Creating Inspection Checklists

One great use for checklists is to track inspections. This is particularly important for managing compliance, for example, where the frequent running of the inspection can lend itself as evidence that a specific objective is being satisfied.

Inspection checklists are just regular checklists, started privately by the person performing the inspection.

Each entry, though, would typically collect information, even if it's just certifying that the asset was inspected. It might include an image attachment, which can take the form of a photo taken with a mobile phone, instrumentation or other data.

Collecting information in checklists involves adding a form to the checklist item. To make it easier to track, when exporting the data from the checklists for instance, remember to add a short name to each field that you put into the form.

What makes it an inspection checklist though is the integration with incident reporting. By adding a conditional action in the form, you can specify the condition under which an incident report must be reported. If this is set, then the checklist form will automatically show a link to add an incident report. That will contain all the information in the incident report form, and will automatically link it to that checklist and procedure article once added.

Once that inspection is complete, usually you would add a final checklist item that is assigned to a supervisor or someone to check over the information. This may not be necessary, though, especially if you have a performance monitoring set on the article to check the checklist is run regularly, and if you have a compliance objective linked to it.

Tip: Use this with checklist scheduling in order to schedule regular inspections!

You should also opt to use Custom Lists in order to centralize the data collected through the inspection.

Example

Let's look at a concrete example. 

The network analysts are given the job of performing an audit on the servers' local user accounts every week. In this audit they would check to ensure that there are no unauthorized accounts created.

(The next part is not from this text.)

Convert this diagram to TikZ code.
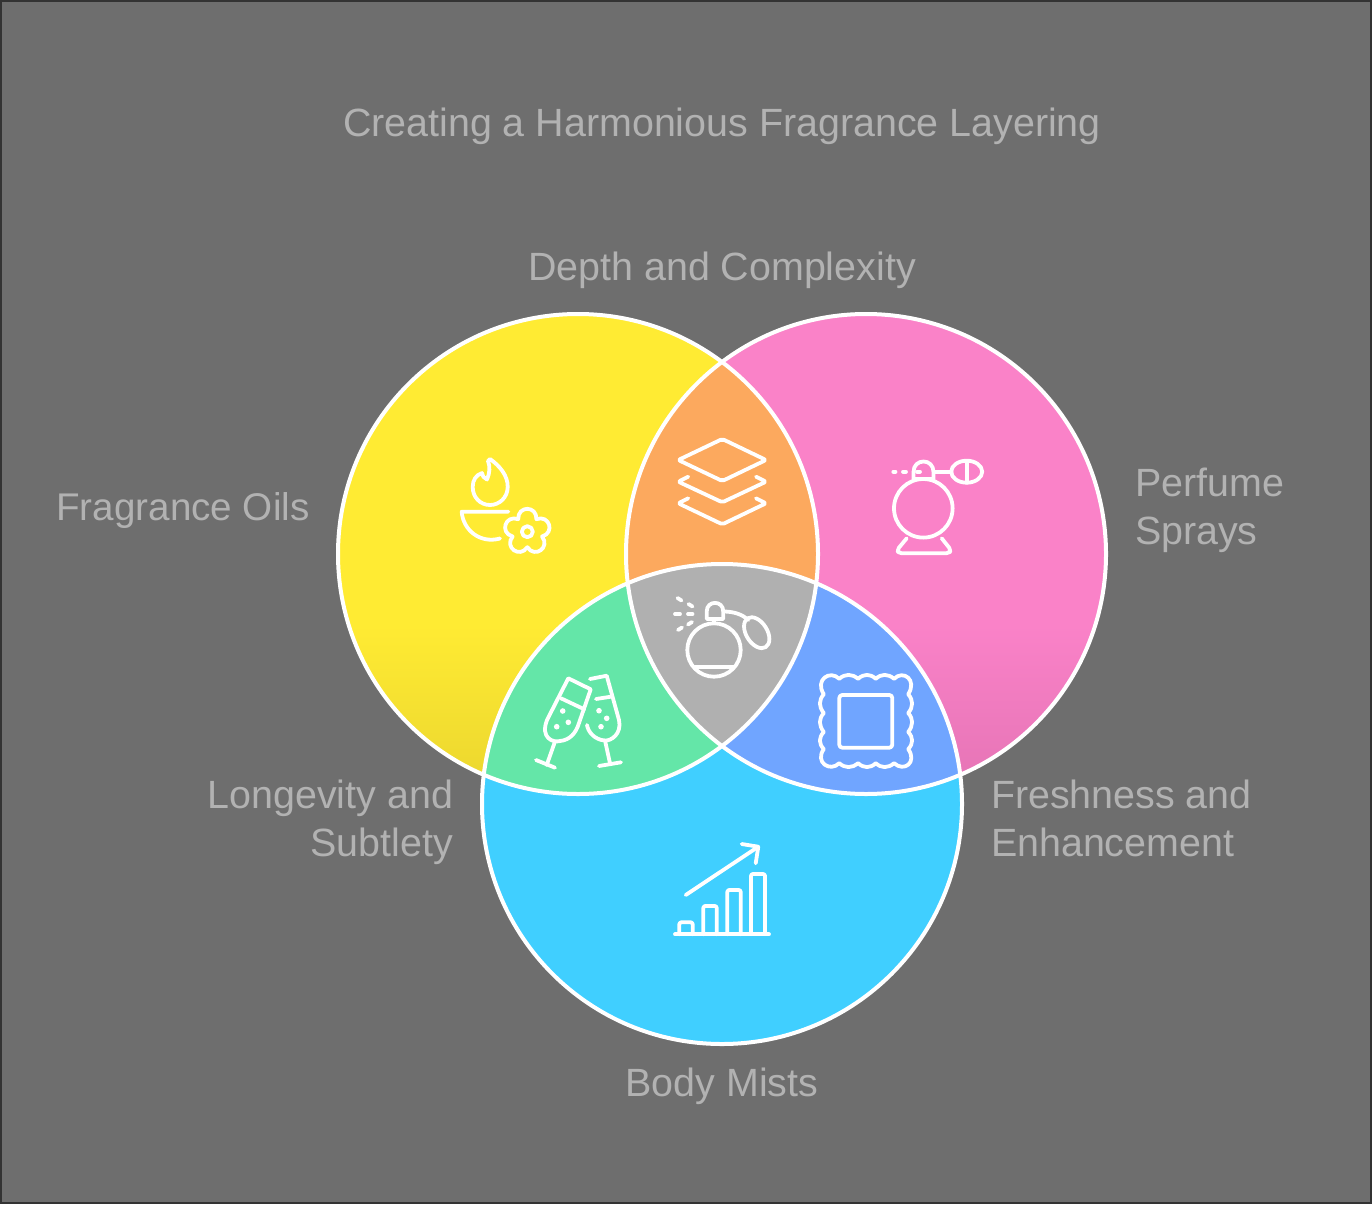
\documentclass[tikz,border=0pt]{standalone}
\usepackage{fontspec}
\setmainfont{Liberation Sans}
\definecolor{bgc}{HTML}{6E6E6E}
\definecolor{edgec}{HTML}{333333}
\definecolor{txtc}{HTML}{B2B2B2}
\definecolor{yel}{HTML}{FFEB33}
\definecolor{yeld}{HTML}{EAD52E}
\definecolor{pnk}{HTML}{FA82C8}
\definecolor{pnkd}{HTML}{E473B4}
\definecolor{sky}{HTML}{40CFFF}
\definecolor{org}{HTML}{FCA95E}
\definecolor{grn}{HTML}{64E6A8}
\definecolor{blu}{HTML}{70A5FF}
\definecolor{gry}{HTML}{B0B0B0}
\tikzset{
  lbl/.style={text=txtc,font=\fontsize{39.4}{48}\selectfont,inner sep=0pt,outer sep=0pt},
  ico/.style={draw=white,line width=3.8pt,line cap=round,line join=round},
  ring/.style={draw=white,line width=4pt},
}
\newcommand{\cA}{(578,554) circle[radius=240]}
\newcommand{\cB}{(866,554) circle[radius=240]}
\newcommand{\cC}{(722,804) circle[radius=240]}
\begin{document}
\begin{tikzpicture}[x=1pt,y=-1pt]
\useasboundingbox (0,0) rectangle (1372,1204);
\fill[edgec] (0,0) rectangle (1372,1204);
\fill[bgc] (2,2) rectangle (1370,1202);
% circles
\fill[yel] \cA;
\begin{scope}\clip \cA; \shade[top color=yel,bottom color=yeld] (330,625) rectangle (826,800);\end{scope}
\fill[pnk] \cB;
\begin{scope}\clip \cB; \shade[top color=pnk,bottom color=pnkd] (620,625) rectangle (1112,800);\end{scope}
\fill[sky] \cC;
\begin{scope}\clip \cA; \fill[org] \cB; \fill[grn] \cC; \end{scope}
\begin{scope}\clip \cB; \fill[blu] \cC; \end{scope}
\begin{scope}\clip \cA; \clip \cB; \fill[gry] \cC; \end{scope}
\draw[ring] \cA; \draw[ring] \cB; \draw[ring] \cC;
% labels
\node[lbl,anchor=base] (title) at (722,136) {Creating a Harmonious Fragrance Layering};
\node[lbl,anchor=base] (depth) at (722,280) {Depth and Complexity};
\node[lbl,anchor=base east,font=\fontsize{38.6}{48}\selectfont] (oils) at (309.5,520) {Fragrance Oils};
\node[lbl,anchor=base west] (spr1) at (1135,496) {Perfume};
\node[lbl,anchor=base west] (spr2) at (1135,544) {Sprays};
\node[lbl,anchor=base east] (lon1) at (453,808) {Longevity and};
\node[lbl,anchor=base east] (lon2) at (453,856) {Subtlety};
\node[lbl,anchor=base west] (fre1) at (991,808) {Freshness and};
\node[lbl,anchor=base west] (fre2) at (991,856) {Enhancement};
\node[lbl,anchor=base] (mists) at (722,1096) {Body Mists};
% flame + bowl + flower
\draw[ico] (490,459) .. controls (500,466) and (508,476) .. (507.7,487) .. controls (507.5,498) and (499,505) .. (490,505) .. controls (480,505) and (472.7,497) .. (472.7,487) .. controls (472.7,480) and (476,475) .. (482,473) .. controls (482,476) and (484,478) .. (487,479.5) .. controls (490,473) and (490,466) .. (488,461) -- cycle;
\draw[ico] (508.3,511.7) -- (461.7,511.7) .. controls (463,530) and (480,544) .. (500,538.5);
\draw[ico] (527.3,531.7) circle[radius=5.5];
\draw[ico] ({527.3+15.5*cos(-126)},{531.7+15.5*sin(-126)})
 foreach \a in {-90,-18,54,126,198} {
  .. controls ({527.3+28*cos(\a-20)},{531.7+28*sin(\a-20)}) and ({527.3+28*cos(\a+20)},{531.7+28*sin(\a+20)}) .. ({527.3+15.5*cos(\a+36)},{531.7+15.5*sin(\a+36)})
 } -- cycle;
% layers
\draw[ico,rounded corners=2pt] (722.3,439) -- (766,460) -- (722.3,481) -- (678.3,460) -- cycle;
\draw[ico,rounded corners=2pt] (688.3,476.7) -- (678.3,481.7) -- (722.3,502.3) -- (766,481.7) -- (756,476.7);
\draw[ico,rounded corners=2pt] (688.3,498.3) -- (678.3,503.3) -- (722.3,524.3) -- (766,503.3) -- (756,498.3);
% perfume spray
\draw[ico] (923.3,508.3) circle[radius=29.3];
\draw[ico,rounded corners=3pt] (906.7,538.3) -- (897,550) -- (899,553.3) -- (949,553.3) -- (951,550) -- (941.7,538.3);
\draw[ico] (913.5,479) -- (913.5,472) .. controls (913.5,458) and (933.5,458) .. (933.5,472) -- (933.5,479) -- cycle;
\draw[ico] (917,471.7) -- (920,471.7);
\draw[ico] (893.3,471.7) -- (895.5,471.7);
\draw[ico] (903,471.7) -- (906,471.7);
\draw[ico] (935,471.7) -- (951.5,471.7);
\draw[ico] (966.7,471.7) ellipse[x radius=15.5,y radius=11];
\draw[ico] (966.7,461) -- (966.7,482.5);
% centre atomizer
\draw[ico] (714,650) circle[radius=26.7];
\draw[ico] (695,666.7) -- (733.3,666.7);
\draw[ico] (706.7,619) -- (706.7,611.5) .. controls (706.7,600) and (723.3,600) .. (723.3,611.5) -- (723.3,619) -- cycle;
\draw[ico] (714,619) -- (714,623);
\draw[ico] (723.3,611.5) .. controls (733,611.5) and (742,614) .. (748.3,620);
\draw[ico,rotate around={-58:(756.7,632.7)}] (756.7,632.7) ellipse[x radius=17,y radius=10.5];
\draw[ico] (677.5,598) -- (681.5,600.5);
\draw[ico] (688.5,604) -- (692.5,606.5);
\draw[ico] (675,614) -- (680,614);
\draw[ico] (688,614) -- (692.5,614);
\draw[ico] (678,630) -- (682,627.5);
\draw[ico] (688,624.5) -- (692,622);
% glasses
\draw[ico] (590.7,689.3) -- (568.3,678.3) -- (547,720) .. controls (540,738) and (553,743) .. (560,741) .. controls (570,740) and (576,733) .. (579,723) -- cycle;
\draw[ico] (561,698.3) -- (584.3,709.3);
\draw[ico] (555,741.5) -- (546.7,765);
\draw[ico] (536,760) -- (555,767.7);
\fill[white] (562.7,711) circle[radius=2.8] (568.3,722.3) circle[radius=2.8] (556.7,726.7) circle[radius=2.8];
\draw[ico] (590,679) -- (606.7,675.7) -- (619,720) .. controls (622,734) and (611,741) .. (605,740.5) .. controls (595,740) and (588,732) .. (587,725);
\draw[ico] (596,699) -- (611,696.7);
\draw[ico] (605,740.5) -- (610,763.3);
\draw[ico] (599,766) -- (621,762.3);
\fill[white] (599,710.7) circle[radius=2.8] (606.7,718.3) circle[radius=2.8] (601,726.7) circle[radius=2.8];
% frame
\draw[ico,line cap=butt,shift={(866,721.5)},scale=1.03,shift={(-866,-721.5)}] (840,680)
 .. controls (846,675) and (852,675) .. (858.3,680)
 .. controls (864,675) and (870,675) .. (875.5,680)
 .. controls (881,675) and (887,675) .. (893.3,680)
 .. controls (902,671) and (916,681) .. (907,695)
 .. controls (912,701) and (912,707) .. (907,713.3)
 .. controls (912,719) and (912,725) .. (907,731.7)
 .. controls (912,737) and (912,743) .. (907,748.3)
 .. controls (916,761) and (903,771) .. (893.3,762)
 .. controls (887,767) and (881,767) .. (875.5,762)
 .. controls (870,767) and (864,767) .. (858.3,762)
 .. controls (852,767) and (846,767) .. (840,762)
 .. controls (831,771) and (816,761) .. (825,748.3)
 .. controls (820,743) and (820,737) .. (825,731.7)
 .. controls (820,725) and (820,719) .. (825,713.3)
 .. controls (820,707) and (820,701) .. (825,695)
 .. controls (816,681) and (831,671) .. (840,680) -- cycle;
\draw[ico,rounded corners=3pt] (839.3,695) rectangle (892.3,747.7);
% chart
\draw[ico] (685.7,895) -- (758.3,846.7);
\draw[ico] (741.7,844) -- (758.3,846.7) -- (755.7,863.3);
\draw[ico] (675,934.3) -- (769,934.3);
\draw[ico,rounded corners=2pt] (679.3,934.3) -- (679.3,922.3) -- (692.7,922.3) -- (692.7,934.3);
\draw[ico,rounded corners=2pt] (703.3,934.3) -- (703.3,906) -- (716.7,906) -- (716.7,934.3);
\draw[ico,rounded corners=2pt] (727.3,934.3) -- (727.3,890) -- (740.7,890) -- (740.7,934.3);
\draw[ico,rounded corners=2pt] (751,934.3) -- (751,874) -- (765,874) -- (765,934.3);
\end{tikzpicture}
\end{document}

The inspection, then, is quite straightforward. You would have one line for each server you want to audit, and in there you would have fields such as:

  • The name of the server (Server Name)
  • The number of authorized admin accounts (Authorized Accounts)
  • A yes/no flag for whether there are any unauthorized accounts (Has Unauthorized Account)

And then you would have a conditional action that checks for the presence of the unauthorized value, with the action set to Incident Report. The condition would be #input/HasUnauthorizedAccount and the action would be Incident Report. This means that if the "Has Unauthorized Account" is set to Yes, then it will require that an incident report is filled out in that same form.

You could then set up performance thresholds on that article, requiring that the checklist is run at least every week - a great way to make sure the inspection is run on a regular basis.